Archive | August 2012

Back to School and Pasta Bolognese

My two daughters went back to school today after six weeks off for summer.  My day was really quiet without them.

I always miss my girls so much when they go back to school after the long summer holidays and for the first few days I feel like a big part of me is somehow missing.

Back to school

I decided to cook a meal for dinner, that they both really enjoy…the humble ‘Pasta Bolognese’.

I make the bolognese sauce the same as everyone does it, but I use my own passata and add loads of my home grown vegetables.

The homegrown vegetables I used in tonights sauce were tomatoes (for the passata), courgettes, garlic, onion, basil, broad beans, carrots and runner beans.

A big pot of Pasta Bolognaise

(Incidentally, my husband and daughter both think they don’t like runnerbeans or broadbeans, but they don’t know they are actually eating them, as I cook them in a separate pan and then puree them down and mix them in at the end).

No one can accuse our family of not having our ‘five a day’.

The only things I paid for was 800 grams of minced beef and a sprinkling of dried oregano and the dried pasta, so it was a really cheap meal to make.

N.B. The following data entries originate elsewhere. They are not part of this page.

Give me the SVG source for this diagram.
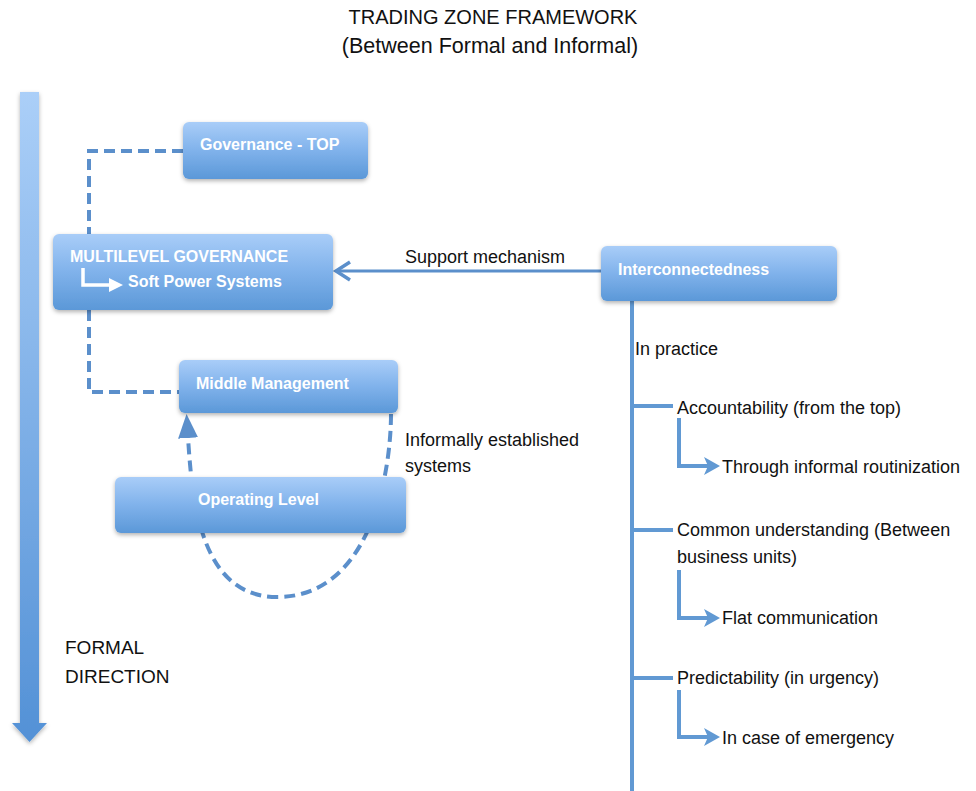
<svg xmlns="http://www.w3.org/2000/svg" width="976" height="791" viewBox="0 0 976 791">
<style>
text{font-family:"Liberation Sans",Arial,sans-serif}
.t{font-size:18px;fill:#111}
.ttl{font-size:20px;fill:#111;text-anchor:middle}
.nt{font-size:16px;font-weight:bold;fill:#fff}
.box{fill:url(#bg);filter:url(#sh)}
.dash{fill:none;stroke:#5b8fcb;stroke-width:4;stroke-dasharray:11 6}
.sol{fill:none;stroke:#6199d3;stroke-width:4}
</style>
<defs>
<linearGradient id="bg" x1="0" y1="0" x2="0" y2="1">
<stop offset="0" stop-color="#a9cdf8"/>
<stop offset="0.5" stop-color="#80b2eb"/>
<stop offset="1" stop-color="#5b98d8"/>
</linearGradient>
<linearGradient id="ag" x1="0" y1="0" x2="0" y2="1">
<stop offset="0" stop-color="#abcff8"/>
<stop offset="1" stop-color="#5391d6"/>
</linearGradient>
<filter id="sh" x="-10%" y="-10%" width="120%" height="140%">
<feDropShadow dx="0" dy="2" stdDeviation="2" flood-color="#000" flood-opacity="0.3"/>
</filter>
<marker id="fa" viewBox="0 0 16 18" markerWidth="16" markerHeight="18" markerUnits="userSpaceOnUse" refX="6" refY="9" orient="auto">
<path d="M0,0 L16,9 L0,18 L4,9 Z" fill="#6199d3"/>
</marker>
<marker id="up" viewBox="0 0 24 20" markerWidth="24" markerHeight="20" markerUnits="userSpaceOnUse" refX="1" refY="10" orient="auto">
<path d="M0,0 L24,10 L0,20 Z" fill="#5b8fcb"/>
</marker>
<marker id="wa" viewBox="0 0 14 14" markerWidth="14" markerHeight="14" markerUnits="userSpaceOnUse" refX="5" refY="7" orient="auto">
<path d="M0,0 L14,7 L0,14 Z" fill="#fff"/>
</marker>
</defs>
<rect width="976" height="791" fill="#fff"/>

<g id="title">
<text class="ttl" x="493" y="24">TRADING ZONE FRAMEWORK</text>
<text class="ttl" x="490" y="53" style="font-size:21.5px">(Between Formal and Informal)</text>
</g>

<g id="formal-direction">
<path d="M20,92 H39 V723 H47 L29.5,742 L12,723 H20 Z" fill="url(#ag)" filter="url(#sh)"/>
<text class="t" x="65" y="654" style="font-size:19px">FORMAL</text>
<text class="t" x="65" y="683" style="font-size:19px">DIRECTION</text>
</g>

<g id="connectors">
<path class="dash" d="M183,151 H89 V234"/>
<path class="dash" d="M89,310 V392 H179"/>
<path class="dash" d="M391,414 C391,470 372,597 277,597 C200,597 192,500 188,437" marker-end="url(#up)"/>
<path d="M601,271 H337" fill="none" stroke="#5b8fcb" stroke-width="3"/>
<polyline points="350,262 336,271 350,280" fill="none" stroke="#5b8fcb" stroke-width="3.5"/>
<path class="sol" d="M632,301 V791"/>
<path class="sol" d="M632,406 H673"/>
<path class="sol" d="M632,530 H673"/>
<path class="sol" d="M632,678 H673"/>
<path class="sol" d="M679,418 V466 H710" marker-end="url(#fa)"/>
<path class="sol" d="M679,570 V618 H710" marker-end="url(#fa)"/>
<path class="sol" d="M679,690 V737 H710" marker-end="url(#fa)"/>
<text class="t" x="405" y="263">Support mechanism</text>
<text class="t" x="405" y="446">Informally established</text>
<text class="t" x="405" y="472">systems</text>
<text class="t" x="635" y="355">In practice</text>
</g>

<g id="governance-top">
<rect class="box" x="183" y="122" width="185" height="57" rx="6"/>
<text class="nt" x="200" y="150">Governance - TOP</text>
</g>

<g id="multilevel-governance">
<rect class="box" x="53" y="234" width="280" height="76" rx="6"/>
<text class="nt" x="70" y="262">MULTILEVEL GOVERNANCE</text>
<path d="M83,268 V285 H114" fill="none" stroke="#fff" stroke-width="3.5" marker-end="url(#wa)"/>
<text class="nt" x="128" y="287">Soft Power Systems</text>
</g>

<g id="middle-management">
<rect class="box" x="179" y="360" width="219" height="53" rx="6"/>
<text class="nt" x="196" y="389">Middle Management</text>
</g>

<g id="operating-level">
<rect class="box" x="115" y="477" width="291" height="56" rx="6"/>
<text class="nt" x="198" y="505">Operating Level</text>
</g>

<g id="interconnectedness">
<rect class="box" x="601" y="246" width="236" height="55" rx="6"/>
<text class="nt" x="618" y="275">Interconnectedness</text>
</g>

<g id="accountability">
<text class="t" x="677" y="414">Accountability (from the top)</text>
<text class="t" x="722" y="473">Through informal routinization</text>
</g>

<g id="common-understanding">
<text class="t" x="677" y="536">Common understanding (Between</text>
<text class="t" x="677" y="563">business units)</text>
<text class="t" x="722" y="624">Flat communication</text>
</g>

<g id="predictability">
<text class="t" x="677" y="684">Predictability (in urgency)</text>
<text class="t" x="722" y="744">In case of emergency</text>
</g>
</svg>
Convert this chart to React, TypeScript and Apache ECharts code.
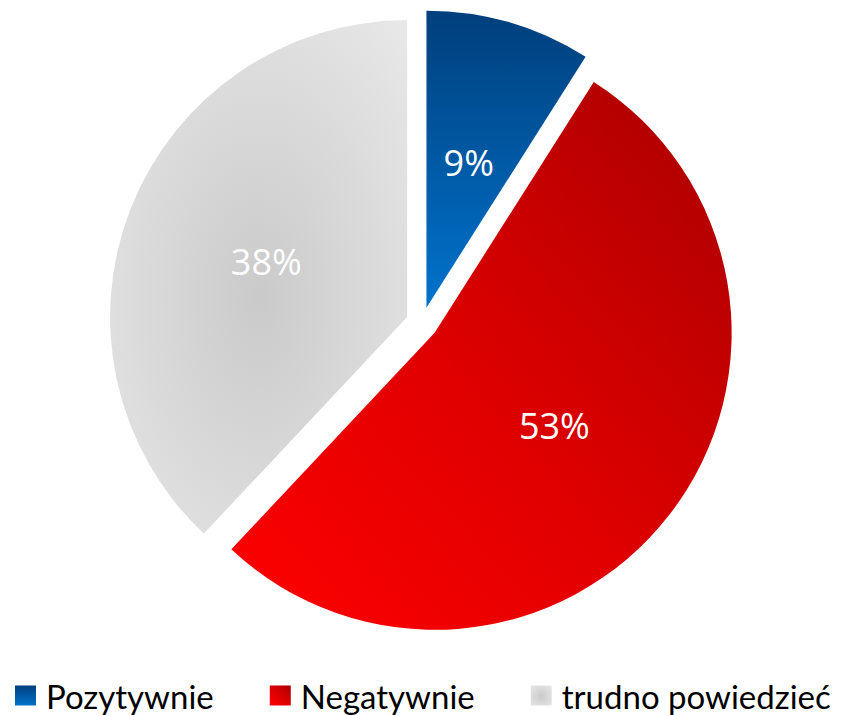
import React, { useEffect, useRef } from "react";
import * as echarts from "echarts";

const categories = ["Pozytywnie", "Negatywnie", "trudno powiedzieć"];
const values = [9, 53, 38];

const fills = [
  new echarts.graphic.LinearGradient(0, 0, 0, 1, [
    { offset: 0, color: "#003f7c" },
    { offset: 1, color: "#0073cc" },
  ]),
  new echarts.graphic.LinearGradient(1, 0, 0, 1, [
    { offset: 0, color: "#a80000" },
    { offset: 0.55, color: "#e00000" },
    { offset: 1, color: "#ff0000" },
  ]),
  new echarts.graphic.RadialGradient(0.5, 0.54, 0.75, [
    { offset: 0, color: "#cacaca" },
    { offset: 1, color: "#e9e9e9" },
  ]),
];

export default function App() {
  const ref = useRef<HTMLDivElement>(null);
  useEffect(() => {
    const chart = echarts.init(ref.current!, null, { renderer: "svg" });
    chart.setOption({
      animation: false,
      legend: {
        data: categories,
        left: 15,
        top: 679,
        padding: 0,
        itemWidth: 21,
        itemHeight: 20,
        itemGap: 56,
        icon: "rect",
        textStyle: { fontFamily: "Lato", fontSize: 33, color: "#000", padding: [0, 0, 0, 5] },
        selectedMode: false,
      },
      series: [
        {
          type: "pie",
          center: [422, 323],
          radius: [0, 297],
          startAngle: 90,
          clockwise: true,
          selectedMode: "multiple",
          selectedOffset: 16,
          emphasis: { disabled: true },
          label: {
            position: "inside",
            formatter: "{c}%",
            color: "#fff",
            fontFamily: "Open Sans",
            fontSize: 36,
          },
          labelLine: { show: false },
          data: categories.map((name, i) => ({
            name,
            value: values[i],
            selected: true,
            itemStyle: { color: fills[i] },
            select: { itemStyle: { color: fills[i] } },
          })),
        },
      ],
    });
    return () => chart.dispose();
  }, []);
  return (
    <div
      ref={ref}
      style={{ position: "fixed", left: 0, top: 0, width: 847, height: 715, background: "#fff" }}
    />
  );
}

I made a great big pot full of the sauce and I separated it into three.  One for tonight and two to freeze for another time.

If I need a quick meal one evening, I just defrost the bolognaise sauce before hand and then re-heat it in the microwave, until it is piping hot, and serve it with pasta.

I’m sure that homemade bolognaise sauce is much better for you, than a jar you buy from the supermarket, that has lots of ‘e-numbers’ and preservatives.  A homemade sauce will probably have more meat in it too, even though I padded it out with lots of vegetables.

I mix the cooked pasta into my sauce, as this way the sauce goes even further.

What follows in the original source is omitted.